O advogado Antônio Modesto da Silveira, conhecido por sua atuação em defesa dos direitos humanos e membro do Conselho de Ética da Presidência da República, citou a existência de documentação do século XIX para referendar o prédio como centro da cultura indígena,

"É evidente que houve dilapidação do prédio, mas há pareceres que indicam que a estrutura está íntegra, e os índios voltaram para o que eles consideravam um lugar de referência, e lá estão desde 2006. Não se pode retirá-los de uma hora para outra de lá", disse. "Há muitos interesses poderosos em jogo. A área da Aldeia Maracanã é muito valiosa, mas também tem de ser para os interesses históricos dos índios, do Rio de Janeiro e da sociedade".

Modesto da Silveira deixou ainda uma questão no ar, envolvendo a história da relação entre os povos indígenas e os colonizadores europeus:

"No Brasil, em 1500, havia 6 milhões de índios no país.

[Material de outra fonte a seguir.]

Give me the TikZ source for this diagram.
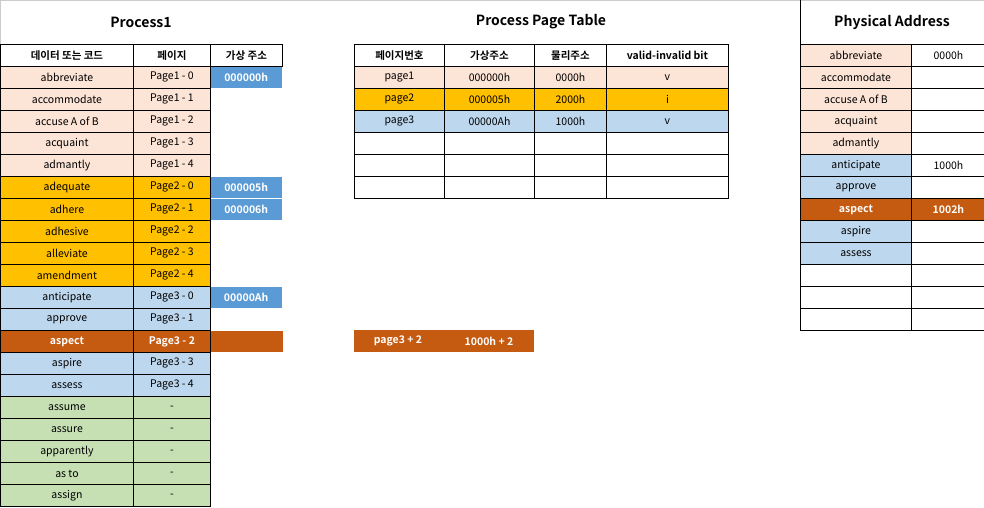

Hoje, nós temos menos de um milhão. A nossa dívida ética, histórica e moral com os índios é muito grande. Será que vamos aumentar essa dívida?", questionou Modesto.

Outro lado

Arquiteto urbanista e ex-superintendente do Instituto do Patrimônio Histórico e Artístico Nacional no Rio de Janeiro, Carlos Fernando de Andrade, na linha do que pensa o governador Sérgio Cabral, questionou a utilização do conceito de 'aldeia' para referir-se ao grupo de indígenas que vive dentro do prédio. De acordo com ele, a presença de membros de indígenas de diferentes tribos impede o título de 'Aldeia Maracanã'.

"Se você tem uma aldeia, ela deve ter uma expressão própria de determinada tribo. E na medida que que esses indivíduos, de diversas tribos, se deslocam para a cidade e passam a viver como seres urbanos, a discussão cultural fica deslocada", alegou Carlos. "O fato de um dia ali ter sido o Museu do Índio não justifica nada. O museu vive uma condição melhor no ponto onde funciona hoje. É um prédio que um dia foi bonito. Sou contra o tombamento, porque tombar uma ruína significa elevar a uma condição que necessariamente teria de restaurar para preservar. E é um prédio que até hoje ninguém considerou digno de tombamento". 

Em nota datada de 17 de janeiro deste ano, a presidente da Funai, Marta Maria Azevedo, disse que foi procurada pelos indígenas em busca de apoio para permanecer no prédio. No entanto foi dito que as prioridades do órgão são as ações em terras indígenas e nenhum encaminhamento poderia ser dado sobre o pedido, uma vez que tal reivindicação foge às atribuições e competências do órgão indigenista.

No documento, a Funai esclarece ainda que, enquanto órgão indigenista oficial do governo federal, não tem como finalidade atender demandas dos indígenas, individualmente, e que não há políticas específicas e diferenciadas para atendimento de índios na cidade. Eles devem ser atendidos pelas políticas públicas oferecidas a todos os cidadãos, de forma indiscriminada.

Procurados, outros especialistas e envolvidos no assunto não quiseram se manifestar ou não foram encontrados.